> [Aim of the exercise] Set the listing down again in full, word for word, with the pictures left out.

───── Given data

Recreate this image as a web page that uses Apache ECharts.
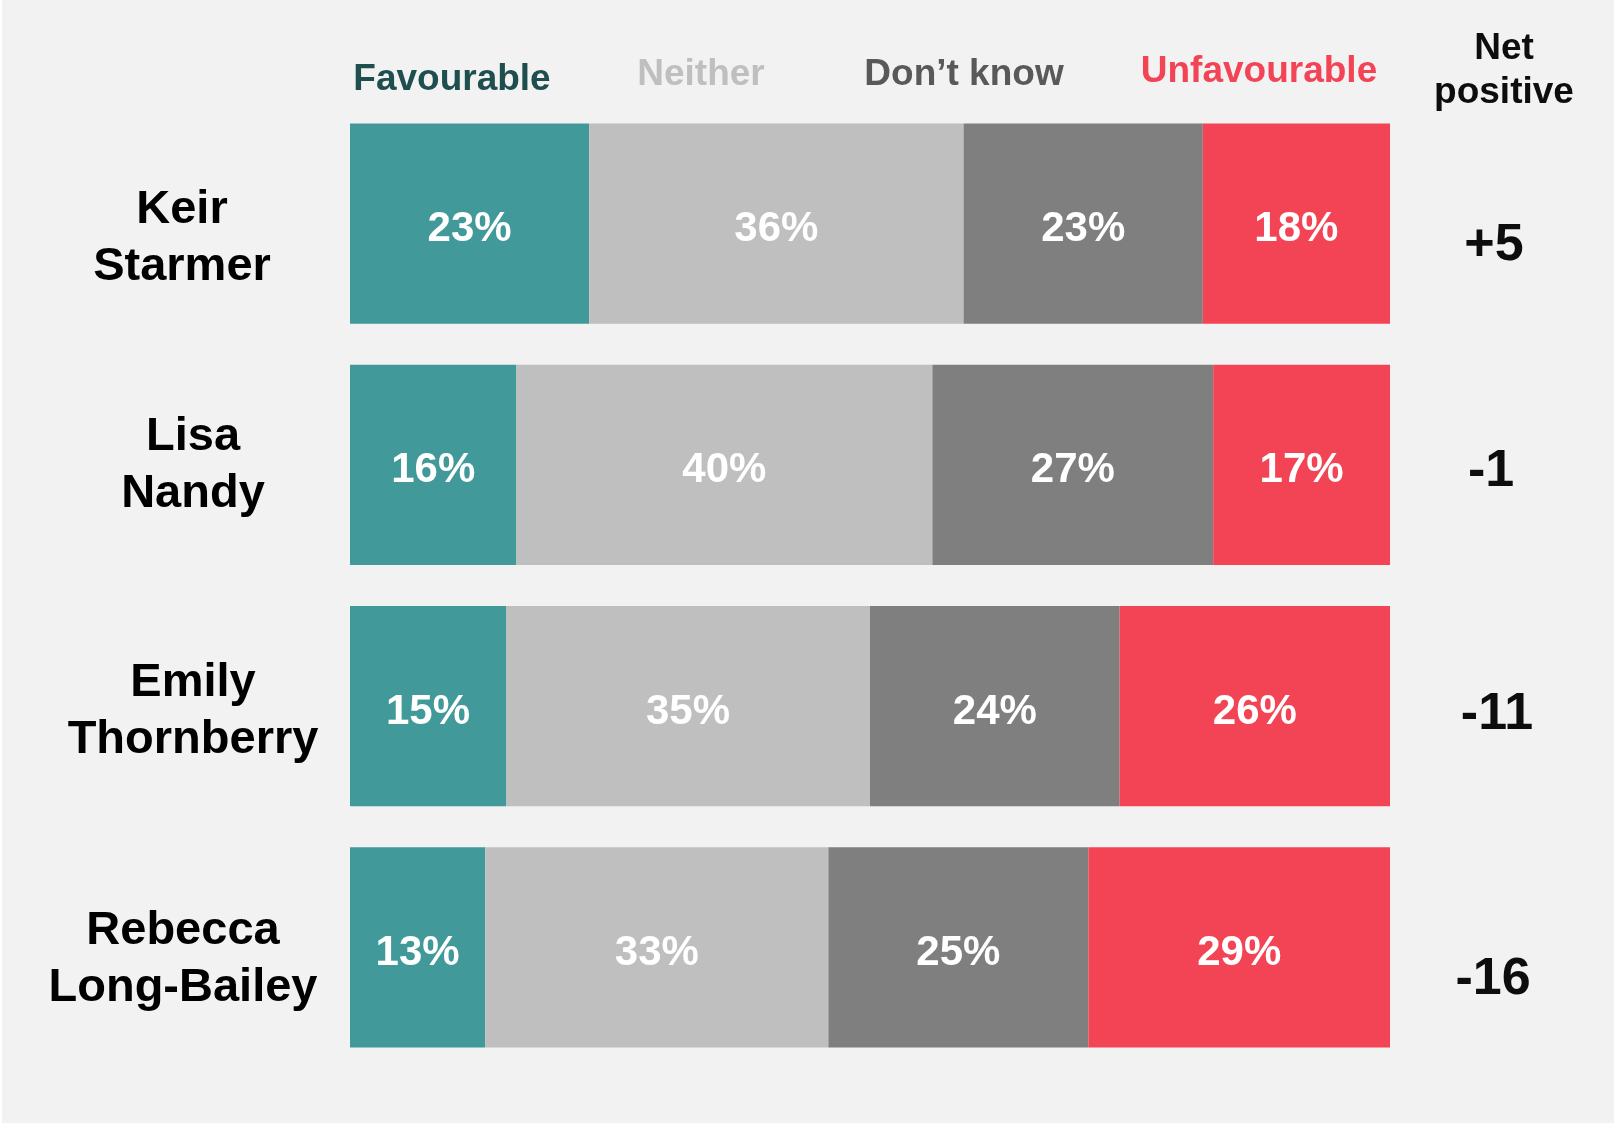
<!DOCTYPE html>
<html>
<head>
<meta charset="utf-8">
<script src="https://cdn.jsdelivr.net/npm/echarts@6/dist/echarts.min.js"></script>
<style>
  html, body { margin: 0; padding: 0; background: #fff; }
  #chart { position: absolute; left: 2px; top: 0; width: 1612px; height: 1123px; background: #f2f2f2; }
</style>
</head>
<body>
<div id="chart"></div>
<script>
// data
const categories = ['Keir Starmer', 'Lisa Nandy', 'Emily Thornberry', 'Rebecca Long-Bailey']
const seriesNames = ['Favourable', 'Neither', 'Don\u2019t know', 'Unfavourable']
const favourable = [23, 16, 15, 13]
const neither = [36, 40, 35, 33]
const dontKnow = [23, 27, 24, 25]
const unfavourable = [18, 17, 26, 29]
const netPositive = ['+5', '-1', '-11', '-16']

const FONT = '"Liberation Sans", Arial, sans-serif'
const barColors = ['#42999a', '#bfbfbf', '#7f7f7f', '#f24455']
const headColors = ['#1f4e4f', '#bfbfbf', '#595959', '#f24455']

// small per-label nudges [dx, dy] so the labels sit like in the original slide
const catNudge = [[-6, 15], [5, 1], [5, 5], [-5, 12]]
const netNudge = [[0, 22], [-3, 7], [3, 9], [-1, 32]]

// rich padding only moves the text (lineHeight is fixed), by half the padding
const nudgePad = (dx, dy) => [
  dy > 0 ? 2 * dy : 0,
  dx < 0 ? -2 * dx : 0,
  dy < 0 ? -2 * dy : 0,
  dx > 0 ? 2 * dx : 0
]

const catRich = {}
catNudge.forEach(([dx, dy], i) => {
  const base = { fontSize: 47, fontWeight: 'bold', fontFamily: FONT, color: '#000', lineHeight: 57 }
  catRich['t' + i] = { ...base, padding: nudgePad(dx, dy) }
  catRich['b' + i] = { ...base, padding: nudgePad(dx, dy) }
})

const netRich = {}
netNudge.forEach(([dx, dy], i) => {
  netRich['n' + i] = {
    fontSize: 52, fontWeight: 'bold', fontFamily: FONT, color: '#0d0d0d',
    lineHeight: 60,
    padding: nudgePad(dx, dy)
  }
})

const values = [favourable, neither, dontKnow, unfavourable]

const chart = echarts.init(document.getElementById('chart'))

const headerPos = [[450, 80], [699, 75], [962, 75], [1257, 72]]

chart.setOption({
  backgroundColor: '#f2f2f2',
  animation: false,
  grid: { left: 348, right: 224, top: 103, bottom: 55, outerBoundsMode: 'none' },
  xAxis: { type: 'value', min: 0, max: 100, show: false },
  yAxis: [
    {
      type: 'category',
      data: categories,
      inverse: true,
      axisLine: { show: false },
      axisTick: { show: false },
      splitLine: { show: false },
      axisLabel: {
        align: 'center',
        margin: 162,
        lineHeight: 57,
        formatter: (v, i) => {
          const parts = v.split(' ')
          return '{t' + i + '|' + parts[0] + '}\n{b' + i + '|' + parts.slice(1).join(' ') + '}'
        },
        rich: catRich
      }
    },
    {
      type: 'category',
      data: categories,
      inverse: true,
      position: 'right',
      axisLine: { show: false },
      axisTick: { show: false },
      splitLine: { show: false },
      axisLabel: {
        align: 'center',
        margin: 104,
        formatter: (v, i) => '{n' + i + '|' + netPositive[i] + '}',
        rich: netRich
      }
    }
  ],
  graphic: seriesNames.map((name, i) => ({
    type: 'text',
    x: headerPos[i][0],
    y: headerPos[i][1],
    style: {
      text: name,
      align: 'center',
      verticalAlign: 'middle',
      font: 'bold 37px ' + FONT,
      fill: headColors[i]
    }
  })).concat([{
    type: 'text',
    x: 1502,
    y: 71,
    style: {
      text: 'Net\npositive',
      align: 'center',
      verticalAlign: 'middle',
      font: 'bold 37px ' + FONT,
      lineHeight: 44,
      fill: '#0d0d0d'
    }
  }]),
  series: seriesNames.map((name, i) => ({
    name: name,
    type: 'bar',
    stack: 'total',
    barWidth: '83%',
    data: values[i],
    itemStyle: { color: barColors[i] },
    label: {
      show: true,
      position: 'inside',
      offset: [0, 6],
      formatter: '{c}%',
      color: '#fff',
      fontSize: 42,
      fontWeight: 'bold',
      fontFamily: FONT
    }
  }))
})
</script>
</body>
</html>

──────────

> [Response]
Recreate this image as a web page that uses Apache ECharts.
<!DOCTYPE html>
<html>
<head>
<meta charset="utf-8">
<script src="https://cdn.jsdelivr.net/npm/echarts@6/dist/echarts.min.js"></script>
<style>
  html, body { margin: 0; padding: 0; background: #fff; }
  #chart { position: absolute; left: 2px; top: 0; width: 1612px; height: 1123px; background: #f2f2f2; }
</style>
</head>
<body>
<div id="chart"></div>
<script>
// data
const categories = ['Keir Starmer', 'Lisa Nandy', 'Emily Thornberry', 'Rebecca Long-Bailey']
const seriesNames = ['Favourable', 'Neither', 'Don\u2019t know', 'Unfavourable']
const favourable = [23, 16, 15, 13]
const neither = [36, 40, 35, 33]
const dontKnow = [23, 27, 24, 25]
const unfavourable = [18, 17, 26, 29]
const netPositive = ['+5', '-1', '-11', '-16']

const FONT = '"Liberation Sans", Arial, sans-serif'
const barColors = ['#42999a', '#bfbfbf', '#7f7f7f', '#f24455']
const headColors = ['#1f4e4f', '#bfbfbf', '#595959', '#f24455']

// small per-label nudges [dx, dy] so the labels sit like in the original slide
const catNudge = [[-6, 15], [5, 1], [5, 5], [-5, 12]]
const netNudge = [[0, 22], [-3, 7], [3, 9], [-1, 32]]

// rich padding only moves the text (lineHeight is fixed), by half the padding
const nudgePad = (dx, dy) => [
  dy > 0 ? 2 * dy : 0,
  dx < 0 ? -2 * dx : 0,
  dy < 0 ? -2 * dy : 0,
  dx > 0 ? 2 * dx : 0
]

const catRich = {}
catNudge.forEach(([dx, dy], i) => {
  const base = { fontSize: 47, fontWeight: 'bold', fontFamily: FONT, color: '#000', lineHeight: 57 }
  catRich['t' + i] = { ...base, padding: nudgePad(dx, dy) }
  catRich['b' + i] = { ...base, padding: nudgePad(dx, dy) }
})

const netRich = {}
netNudge.forEach(([dx, dy], i) => {
  netRich['n' + i] = {
    fontSize: 52, fontWeight: 'bold', fontFamily: FONT, color: '#0d0d0d',
    lineHeight: 60,
    padding: nudgePad(dx, dy)
  }
})

const values = [favourable, neither, dontKnow, unfavourable]

const chart = echarts.init(document.getElementById('chart'))

const headerPos = [[450, 80], [699, 75], [962, 75], [1257, 72]]

chart.setOption({
  backgroundColor: '#f2f2f2',
  animation: false,
  grid: { left: 348, right: 224, top: 103, bottom: 55, outerBoundsMode: 'none' },
  xAxis: { type: 'value', min: 0, max: 100, show: false },
  yAxis: [
    {
      type: 'category',
      data: categories,
      inverse: true,
      axisLine: { show: false },
      axisTick: { show: false },
      splitLine: { show: false },
      axisLabel: {
        align: 'center',
        margin: 162,
        lineHeight: 57,
        formatter: (v, i) => {
          const parts = v.split(' ')
          return '{t' + i + '|' + parts[0] + '}\n{b' + i + '|' + parts.slice(1).join(' ') + '}'
        },
        rich: catRich
      }
    },
    {
      type: 'category',
      data: categories,
      inverse: true,
      position: 'right',
      axisLine: { show: false },
      axisTick: { show: false },
      splitLine: { show: false },
      axisLabel: {
        align: 'center',
        margin: 104,
        formatter: (v, i) => '{n' + i + '|' + netPositive[i] + '}',
        rich: netRich
      }
    }
  ],
  graphic: seriesNames.map((name, i) => ({
    type: 'text',
    x: headerPos[i][0],
    y: headerPos[i][1],
    style: {
      text: name,
      align: 'center',
      verticalAlign: 'middle',
      font: 'bold 37px ' + FONT,
      fill: headColors[i]
    }
  })).concat([{
    type: 'text',
    x: 1502,
    y: 71,
    style: {
      text: 'Net\npositive',
      align: 'center',
      verticalAlign: 'middle',
      font: 'bold 37px ' + FONT,
      lineHeight: 44,
      fill: '#0d0d0d'
    }
  }]),
  series: seriesNames.map((name, i) => ({
    name: name,
    type: 'bar',
    stack: 'total',
    barWidth: '83%',
    data: values[i],
    itemStyle: { color: barColors[i] },
    label: {
      show: true,
      position: 'inside',
      offset: [0, 6],
      formatter: '{c}%',
      color: '#fff',
      fontSize: 42,
      fontWeight: 'bold',
      fontFamily: FONT
    }
  }))
})
</script>
</body>
</html>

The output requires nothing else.